## begin Data extract
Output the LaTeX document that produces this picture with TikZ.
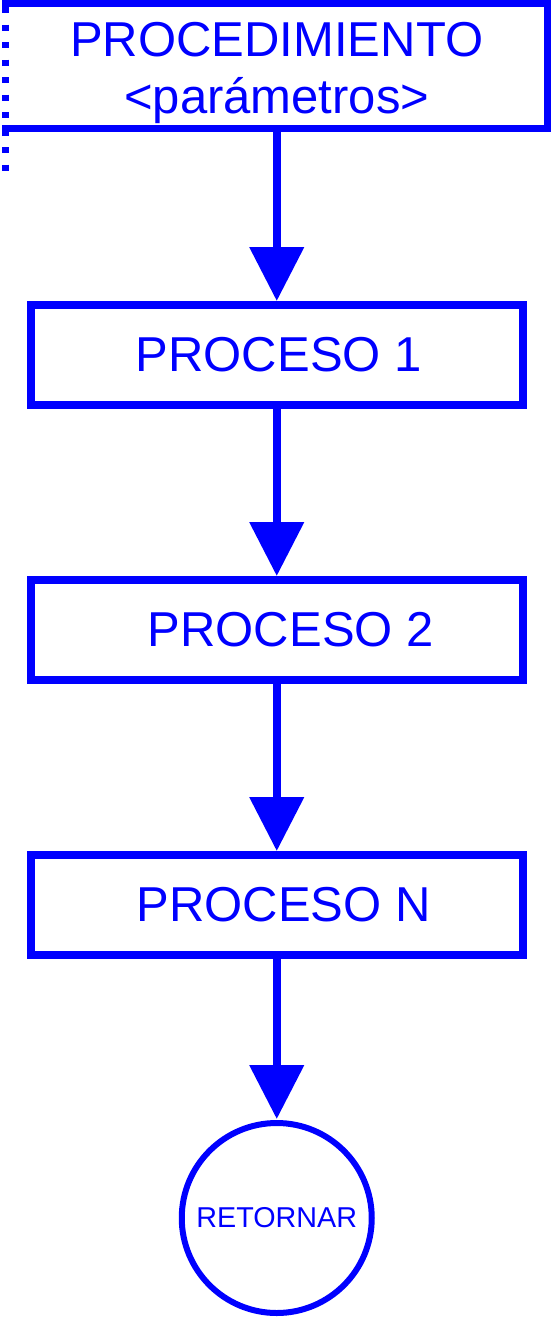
\documentclass[tikz,border=0pt]{standalone}
\usepackage{fontspec}
\setmainfont{Liberation Sans}
\usepackage{tikz}
\usetikzlibrary{arrows.meta,positioning}
\definecolor{flujoazul}{RGB}{0,0,255}

\begin{document}
\begin{tikzpicture}[x=1pt, y=-1pt,
  node distance=175pt,
  pnode/.style={rectangle, draw=flujoazul, line width=8pt, outer sep=0pt, text=flujoazul,
    minimum width=492pt, minimum height=100pt, font=\fontsize{49}{57}\selectfont},
  rnode/.style={circle, draw=flujoazul, line width=6pt, outer sep=0pt, text=flujoazul,
    minimum size=190pt, inner sep=0pt, font=\fontsize{28.7}{32}\selectfont},
  arr/.style={-{Triangle[length=54pt, width=53pt]}, flujoazul, line width=8pt, shorten >=4pt}]
\useasboundingbox (0,0) rectangle (553,1317);
\node[pnode, draw=none, minimum width=542pt, minimum height=125pt, align=center] (proc) at (276.75,65.5)
  {\rule{0pt}{50pt}PROCEDIMIENTO\\<parámetros>};
\draw[flujoazul, line width=7pt, line cap=rect] (proc.north west) -- (proc.north east)
  -- (proc.south east) -- (proc.south west);
\draw[flujoazul, line width=7pt, dash pattern=on 6pt off 11.5pt, dash phase=13.5pt]
  (proc.north west) -- ++(0,169);
\node[pnode, below=177pt of proc] (p1) {\hspace*{4pt}PROCESO 1};
\node[pnode, below=of p1] (p2) {\hspace*{28pt}PROCESO 2};
\node[pnode, below=of p2] (pn) {\hspace*{14pt}PROCESO N};
\node[rnode, below=168pt of pn] (ret) {RETORNAR};
\foreach \a/\b in {proc/p1,p1/p2,p2/pn,pn/ret}
  \draw[arr] (\a) -- (\b);
\end{tikzpicture}
\end{document}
## end Data extract
▶ [Exercise goal] Skip every picture and transcribe the data above exactly.

▶ [Written response]
Output the LaTeX document that produces this picture with TikZ.
\documentclass[tikz,border=0pt]{standalone}
\usepackage{fontspec}
\setmainfont{Liberation Sans}
\usepackage{tikz}
\usetikzlibrary{arrows.meta,positioning}
\definecolor{flujoazul}{RGB}{0,0,255}

\begin{document}
\begin{tikzpicture}[x=1pt, y=-1pt,
  node distance=175pt,
  pnode/.style={rectangle, draw=flujoazul, line width=8pt, outer sep=0pt, text=flujoazul,
    minimum width=492pt, minimum height=100pt, font=\fontsize{49}{57}\selectfont},
  rnode/.style={circle, draw=flujoazul, line width=6pt, outer sep=0pt, text=flujoazul,
    minimum size=190pt, inner sep=0pt, font=\fontsize{28.7}{32}\selectfont},
  arr/.style={-{Triangle[length=54pt, width=53pt]}, flujoazul, line width=8pt, shorten >=4pt}]
\useasboundingbox (0,0) rectangle (553,1317);
\node[pnode, draw=none, minimum width=542pt, minimum height=125pt, align=center] (proc) at (276.75,65.5)
  {\rule{0pt}{50pt}PROCEDIMIENTO\\<parámetros>};
\draw[flujoazul, line width=7pt, line cap=rect] (proc.north west) -- (proc.north east)
  -- (proc.south east) -- (proc.south west);
\draw[flujoazul, line width=7pt, dash pattern=on 6pt off 11.5pt, dash phase=13.5pt]
  (proc.north west) -- ++(0,169);
\node[pnode, below=177pt of proc] (p1) {\hspace*{4pt}PROCESO 1};
\node[pnode, below=of p1] (p2) {\hspace*{28pt}PROCESO 2};
\node[pnode, below=of p2] (pn) {\hspace*{14pt}PROCESO N};
\node[rnode, below=168pt of pn] (ret) {RETORNAR};
\foreach \a/\b in {proc/p1,p1/p2,p2/pn,pn/ret}
  \draw[arr] (\a) -- (\b);
\end{tikzpicture}
\end{document}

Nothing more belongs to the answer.